Business SuccessBLOG

Take a SWOT at Your Website

As internet marketing experts, we assist clients with a wide variety of online efforts to boost website performance. But when it comes to analyzing how well your website represents your business, you can benefit from your own expertise. SWOT is an effective business tool that you can use to perform an honest evaluation of your website.

SWOT is an analytic model used to evaluate a business in terms of strengths, weaknesses, opportunities and threats. Making its first appearance in the business world in the 1960’s, it has since become a valuable tool for organizations of all sizes. The SWOT model for business seems to work best when applied to a focused segment of operations, making it well suited for website evaluation.

SWOT analysis begins with asking tough questions about your business and giving honest, sometimes painfully honest, answers. To make the most of your evaluation, ask several people in your organization, and perhaps even your key customers to participate. Here are some questions to consider:

  • Are customers and prospects aware of your website?
  • Is your website easy to use and navigate?
  • Does your website quickly communicate what you do on the home page?
  • Is your website visually appealing?
  • Does your website contain information that would be of value to people within your industry?
  • Is your website content clear and well-written?
  • What aspects of your customer interaction can be effectively handled online?
  • Does your website simply list product descriptions, or does it communicate product benefits?
  • Do you provide tangible reasons for doing business with your company?
  • Are prospects called to some type of action on every page of your website?
  • Does your website have a lot of competitor websites competing with you for attention and rankings?
  • Are you competing against businesses with huge internet marketing budgets?

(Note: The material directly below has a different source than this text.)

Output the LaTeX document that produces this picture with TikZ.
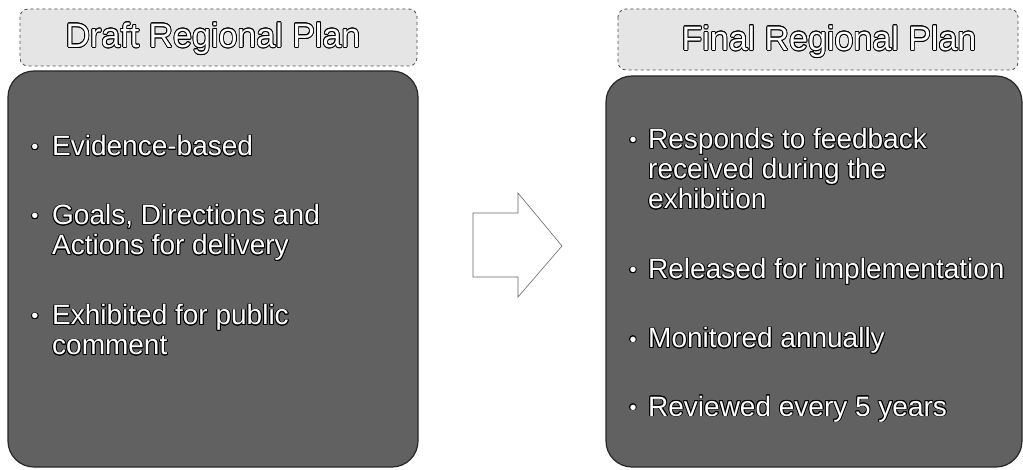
\documentclass[tikz,border=0pt]{standalone}
\usepackage{fontspec}
\setmainfont{Liberation Sans}
\usepackage[copies]{contour}
\contourlength{0.8pt}
\newcommand{\wt}[1]{\contour{black}{\textcolor{white}{#1}}}
\tikzset{
  headbox/.style={draw=black!70, dashed, line width=0.8pt, fill=black!10, rounded corners=8pt},
  bodybox/.style={draw=black!85, line width=1.2pt, fill=black!62, rounded corners=26pt},
  titletxt/.style={font=\fontsize{34}{34}\selectfont, inner sep=0pt},
  itemtxt/.style={font=\fontsize{28}{30}\selectfont, anchor=base west, inner sep=0pt},
  bul/.style={font=\fontsize{20}{20}\selectfont, anchor=base, inner sep=0pt},
  arrowshape/.style={draw=black!60, line width=0.6pt, fill=white, line join=miter}
}
\begin{document}
\begin{tikzpicture}[x=1pt,y=-1pt]
\useasboundingbox (0,0) rectangle (1023,470);
% left
\path[headbox] (20,9) rectangle (417,66);
\node[titletxt] (t1) at (213,39) {\wt{Draft Regional Plan}};
\path[bodybox] (8,71) rectangle (418,467);
\node[bul] (b1) at (35,154) {\wt{•}};
\node[itemtxt] (l1) at (52,156) {\wt{Evidence-based}};
\node[bul] (b2) at (35,223) {\wt{•}};
\node[itemtxt] (l2a) at (52,225) {\wt{Goals, Directions and}};
\node[itemtxt] (l2b) at (52,255) {\wt{Actions for delivery}};
\node[bul] (b3) at (35,323) {\wt{•}};
\node[itemtxt] (l3a) at (52,325) {\wt{Exhibited for public}};
\node[itemtxt] (l3b) at (52,355) {\wt{comment}};
% arrow
\coordinate (a1) at (473,213);
\coordinate (a2) at (518,213);
\coordinate (a3) at (518,193);
\coordinate (a4) at (562,246);
\coordinate (a5) at (518,297);
\coordinate (a6) at (518,277);
\coordinate (a7) at (473,277);
\path[arrowshape] (a1) -- (a2) -- (a3) -- (a4) -- (a5) -- (a6) -- (a7) -- cycle;
% right
\path[headbox] (618,9) rectangle (1018,70);
\node[titletxt] (t2) at (829,42) {\wt{Final Regional Plan}};
\path[bodybox] (606,76) rectangle (1022,467);
\node[bul] (c1) at (633,147) {\wt{•}};
\node[itemtxt] (r1a) at (648,149) {\wt{Responds to feedback}};
\node[itemtxt] (r1b) at (648,179) {\wt{received during the}};
\node[itemtxt] (r1c) at (648,209) {\wt{exhibition}};
\node[bul] (c2) at (633,277) {\wt{•}};
\node[itemtxt] (r2) at (648,279) {\wt{Released for implementation}};
\node[bul] (c3) at (633,346) {\wt{•}};
\node[itemtxt] (r3) at (648,348) {\wt{Monitored annually}};
\node[bul] (c4) at (633,414) {\wt{•}};
\node[itemtxt] (r4) at (648,416) {\wt{Reviewed every 5 years}};
\end{tikzpicture}
\end{document}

While these questions are pretty generic, you may want to add other questions that more specifically relate to your business. Your answers should be listed in one of the four basic SWOT categories:

Once your answers are in place, your task becomes balancing strengths and opportunities with weaknesses and threats. With your SWOT analysis complete, you can use it to develop a focused and specific plan of action for improving your website, which will work in concert with a professional internet marketing strategy.